Both are struct timeval with two members: tv_sec (seconds) and tv_usec (microseconds, 0–999999). Total seconds = tv_sec + tv_usec / 1000000.0.
A minor fault (ru_minflt) means the page is already in the kernel’s page cache — no disk I/O is needed, just a page table update. Very cheap. A major fault (ru_majflt) means the page must be read from disk (swap or file) — actual I/O, orders of magnitude slower. High major fault counts indicate memory pressure or thrashing.
It measures the peak resident set size in kilobytes — the maximum amount of physical RAM the process had at any point. It is populated since Linux 2.6.32. For RUSAGE_CHILDREN it gives the maximum across all descendants, not the sum.
They come from BSD UNIX. Linux provides them so that code written for BSD can be compiled on Linux without modification. If Linux ever implements them, the struct layout will not change, so existing compiled binaries remain valid. It is a source and binary compatibility measure.

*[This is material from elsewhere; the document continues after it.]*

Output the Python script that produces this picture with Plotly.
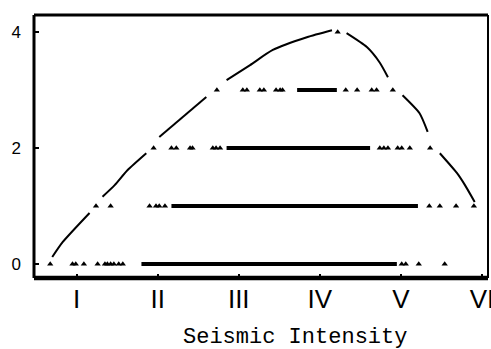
import plotly.graph_objects as go

# ---- data ----
intensity_ticks = [1, 2, 3, 4, 5, 6]
intensity_labels = ["I", "II", "III", "IV", "V", "VI"]
y_ticks = [0, 2, 4]

level0_x = [0.675, 0.95, 0.99, 1.09, 1.26, 1.35, 1.38, 1.42, 1.46, 1.52, 1.57, 5.01, 5.06, 5.22, 5.54]
level1_x = [1.24, 1.42, 1.90, 1.98, 2.02, 2.09, 5.35, 5.48, 5.68, 5.90]
level2_x = [1.95, 2.17, 2.23, 2.40, 2.43, 2.68, 2.72, 2.77, 4.74, 4.79, 4.84, 4.96, 5.01, 5.11, 5.36]
level3_x = [2.73, 3.05, 3.10, 3.26, 3.31, 3.46, 3.51, 3.54, 4.32, 4.46, 4.64, 4.70, 4.90]
level4_x = [4.22]

# dense clusters of observations per level: (start, end)
dense_level = [0, 1, 2, 3]
dense_start = [1.80, 2.17, 2.85, 3.72]
dense_end = [4.95, 5.21, 4.62, 4.21]

# envelope curve (gaps where it passes the marked points)
curve_x = [0.70, 0.83, 1.16, None, 1.32, 1.47, 1.63, 1.86, None, 2.02, 2.60, None,
           2.85, 3.14, 3.42, 3.84, 4.15, None, 4.33, 4.58, 4.74, 4.84, None,
           5.02, 5.23, 5.33, None, 5.48, 5.69, 5.79, 5.91]
curve_y = [0.12, 0.38, 0.88, None, 1.16, 1.36, 1.62, 1.91, None, 2.19, 2.88, None,
           3.17, 3.43, 3.69, 3.91, 4.03, None, 3.98, 3.74, 3.47, 3.22, None,
           2.91, 2.60, 2.28, None, 1.91, 1.57, 1.36, 1.07]

fig = go.Figure()

# dense bands
for lv, s, e in zip(dense_level, dense_start, dense_end):
    fig.add_trace(go.Scatter(x=[s, e], y=[lv, lv], mode="lines",
                             line=dict(color="black", width=4), hoverinfo="skip"))

# individual points
for lv, xs in zip([0, 1, 2, 3, 4], [level0_x, level1_x, level2_x, level3_x, level4_x]):
    fig.add_trace(go.Scatter(x=xs, y=[lv] * len(xs), mode="markers",
                             marker=dict(symbol="triangle-up", size=5.5, color="black")))

# envelope
fig.add_trace(go.Scatter(x=curve_x, y=curve_y, mode="lines", connectgaps=False,
                         line=dict(color="black", width=2, shape="spline", smoothing=0.6)))

# frame
for x0, y0, x1, y1, w in [(0, 0, 0, 1, 3), (0, 0, 1, 0, 4.5), (0, 1, 1, 1, 3), (1, 0, 1, 1, 2)]:
    fig.add_shape(type="line", xref="paper", yref="paper", x0=x0, y0=y0, x1=x1, y1=y1,
                  line=dict(color="black", width=w), layer="above")

fig.add_annotation(text="Seismic Intensity", xref="paper", yref="paper",
                   x=0.5755, y=-0.225, yanchor="middle", showarrow=False,
                   font=dict(family="Liberation Mono", size=22, color="black"))

fig.update_layout(
    width=491, height=349,
    margin=dict(l=34, r=3, t=15, b=71),
    paper_bgcolor="white", plot_bgcolor="white",
    showlegend=False,
)
fig.update_xaxes(range=[0.475, 6.074], tickvals=intensity_ticks, ticktext=intensity_labels,
                 ticks="inside", ticklen=4, tickwidth=2, tickcolor="black",
                 showgrid=False, zeroline=False, showline=False, automargin=False,
                 ticklabelstandoff=3, ticklabeloverflow="allow",
                 tickfont=dict(family="Liberation Sans", size=26, color="black"))
fig.update_yaxes(range=[-0.241, 4.293], tickvals=y_ticks,
                 ticks="inside", ticklen=5, tickwidth=2, tickcolor="black",
                 showgrid=False, zeroline=False, showline=False, automargin=False,
                 ticklabelstandoff=12,
                 tickfont=dict(family="Liberation Sans", size=17, color="black"))

fig.write_html("out.html", config={"displayModeBar": False},
               post_script="document.body.style.margin='0';document.body.style.overflow='hidden';")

ru_nvcsw counts voluntary context switches — the process willingly gave up the CPU (e.g., by calling sleep, blocking on I/O, or waiting on a lock). ru_nivcsw counts involuntary context switches — the kernel forcibly preempted the process because a higher-priority process became runnable or the time slice expired. High involuntary switches suggest CPU contention.